**Required work**
Skip all pictures. Write out the data below from its first line through the line that contains "from bokeh.resources import INLINE".

**Data block**
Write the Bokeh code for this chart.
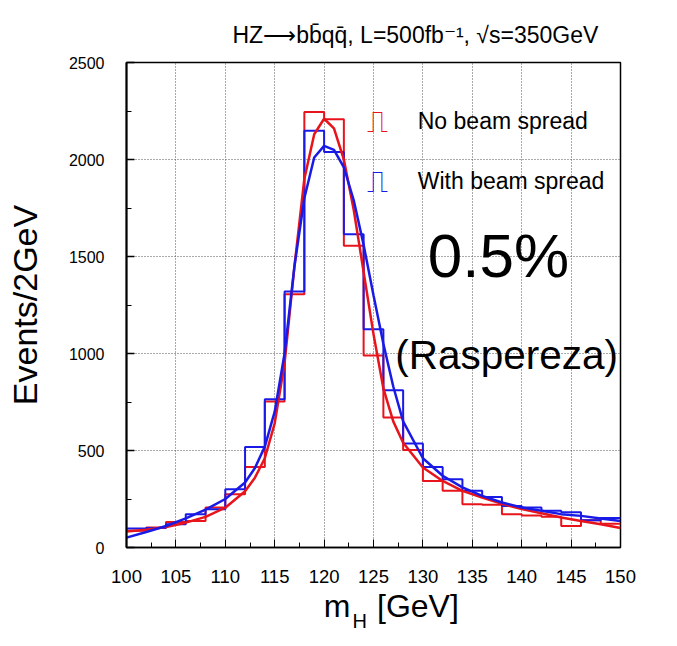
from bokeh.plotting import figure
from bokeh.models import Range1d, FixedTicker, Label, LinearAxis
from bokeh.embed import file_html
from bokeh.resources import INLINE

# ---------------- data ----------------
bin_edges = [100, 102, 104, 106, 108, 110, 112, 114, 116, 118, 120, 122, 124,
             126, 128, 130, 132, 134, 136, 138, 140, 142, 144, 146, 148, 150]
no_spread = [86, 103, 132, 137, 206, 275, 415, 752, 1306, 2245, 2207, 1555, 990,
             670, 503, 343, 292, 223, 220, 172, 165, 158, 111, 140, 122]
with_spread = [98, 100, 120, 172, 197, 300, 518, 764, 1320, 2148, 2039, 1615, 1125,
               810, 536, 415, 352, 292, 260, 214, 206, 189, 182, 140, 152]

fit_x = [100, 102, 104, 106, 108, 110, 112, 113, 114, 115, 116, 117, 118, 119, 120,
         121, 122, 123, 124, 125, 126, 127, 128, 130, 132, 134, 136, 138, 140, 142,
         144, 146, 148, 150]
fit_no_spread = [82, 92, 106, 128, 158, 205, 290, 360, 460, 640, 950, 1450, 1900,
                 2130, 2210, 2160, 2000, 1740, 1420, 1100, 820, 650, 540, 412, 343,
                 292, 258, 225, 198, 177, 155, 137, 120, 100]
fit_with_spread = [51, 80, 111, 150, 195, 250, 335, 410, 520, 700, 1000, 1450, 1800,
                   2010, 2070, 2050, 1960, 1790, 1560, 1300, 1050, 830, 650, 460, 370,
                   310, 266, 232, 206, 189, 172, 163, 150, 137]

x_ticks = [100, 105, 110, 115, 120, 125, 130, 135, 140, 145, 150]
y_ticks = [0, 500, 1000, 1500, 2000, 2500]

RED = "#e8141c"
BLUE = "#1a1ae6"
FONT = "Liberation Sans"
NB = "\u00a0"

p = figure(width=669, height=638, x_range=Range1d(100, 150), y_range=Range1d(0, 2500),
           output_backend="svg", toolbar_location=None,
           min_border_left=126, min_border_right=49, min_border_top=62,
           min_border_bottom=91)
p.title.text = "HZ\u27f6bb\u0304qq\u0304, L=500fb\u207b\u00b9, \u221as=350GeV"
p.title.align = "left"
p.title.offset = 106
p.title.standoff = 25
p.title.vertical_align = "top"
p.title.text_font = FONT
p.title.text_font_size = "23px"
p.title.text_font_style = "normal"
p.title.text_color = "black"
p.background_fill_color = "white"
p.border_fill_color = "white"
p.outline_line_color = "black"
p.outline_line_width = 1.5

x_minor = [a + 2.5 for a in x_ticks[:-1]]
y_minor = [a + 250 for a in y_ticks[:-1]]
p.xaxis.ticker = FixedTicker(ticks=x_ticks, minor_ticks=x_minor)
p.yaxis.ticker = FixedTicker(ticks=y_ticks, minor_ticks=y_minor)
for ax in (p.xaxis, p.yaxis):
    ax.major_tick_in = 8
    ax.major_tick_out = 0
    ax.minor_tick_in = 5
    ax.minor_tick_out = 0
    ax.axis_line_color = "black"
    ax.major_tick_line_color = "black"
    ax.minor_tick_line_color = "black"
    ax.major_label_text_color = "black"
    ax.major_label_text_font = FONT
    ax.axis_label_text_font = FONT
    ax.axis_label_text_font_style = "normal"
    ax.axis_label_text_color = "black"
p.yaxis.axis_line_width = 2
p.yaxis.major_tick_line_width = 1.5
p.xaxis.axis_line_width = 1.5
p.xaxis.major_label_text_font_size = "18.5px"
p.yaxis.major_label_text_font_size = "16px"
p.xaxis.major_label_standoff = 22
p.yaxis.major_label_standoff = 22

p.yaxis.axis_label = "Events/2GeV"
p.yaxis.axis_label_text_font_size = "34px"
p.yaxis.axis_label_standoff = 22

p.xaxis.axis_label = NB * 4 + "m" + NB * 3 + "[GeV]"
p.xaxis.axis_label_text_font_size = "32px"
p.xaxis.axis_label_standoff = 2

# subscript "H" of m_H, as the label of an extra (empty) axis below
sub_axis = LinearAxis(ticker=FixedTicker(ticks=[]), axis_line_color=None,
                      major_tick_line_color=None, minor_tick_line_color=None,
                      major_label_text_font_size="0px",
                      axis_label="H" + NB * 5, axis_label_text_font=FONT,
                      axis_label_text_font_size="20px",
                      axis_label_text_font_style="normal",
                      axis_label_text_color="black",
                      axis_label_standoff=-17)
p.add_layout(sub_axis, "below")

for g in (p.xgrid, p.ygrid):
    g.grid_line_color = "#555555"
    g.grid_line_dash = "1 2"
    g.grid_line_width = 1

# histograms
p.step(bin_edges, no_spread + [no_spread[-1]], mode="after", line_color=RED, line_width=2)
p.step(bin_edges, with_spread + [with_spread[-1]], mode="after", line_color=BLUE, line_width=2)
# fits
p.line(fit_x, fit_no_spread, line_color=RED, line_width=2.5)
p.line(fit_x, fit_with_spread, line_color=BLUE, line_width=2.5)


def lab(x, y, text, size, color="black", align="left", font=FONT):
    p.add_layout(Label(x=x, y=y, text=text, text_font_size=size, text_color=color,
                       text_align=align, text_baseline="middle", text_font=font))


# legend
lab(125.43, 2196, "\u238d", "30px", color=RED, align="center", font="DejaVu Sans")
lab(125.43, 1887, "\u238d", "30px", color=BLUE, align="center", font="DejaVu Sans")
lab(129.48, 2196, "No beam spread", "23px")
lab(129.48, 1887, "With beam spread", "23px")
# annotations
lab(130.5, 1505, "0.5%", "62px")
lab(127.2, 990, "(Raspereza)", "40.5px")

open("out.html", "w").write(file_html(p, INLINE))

**Solution for this exercise**
Write the Bokeh code for this chart.
from bokeh.plotting import figure
from bokeh.models import Range1d, FixedTicker, Label, LinearAxis
from bokeh.embed import file_html
from bokeh.resources import INLINE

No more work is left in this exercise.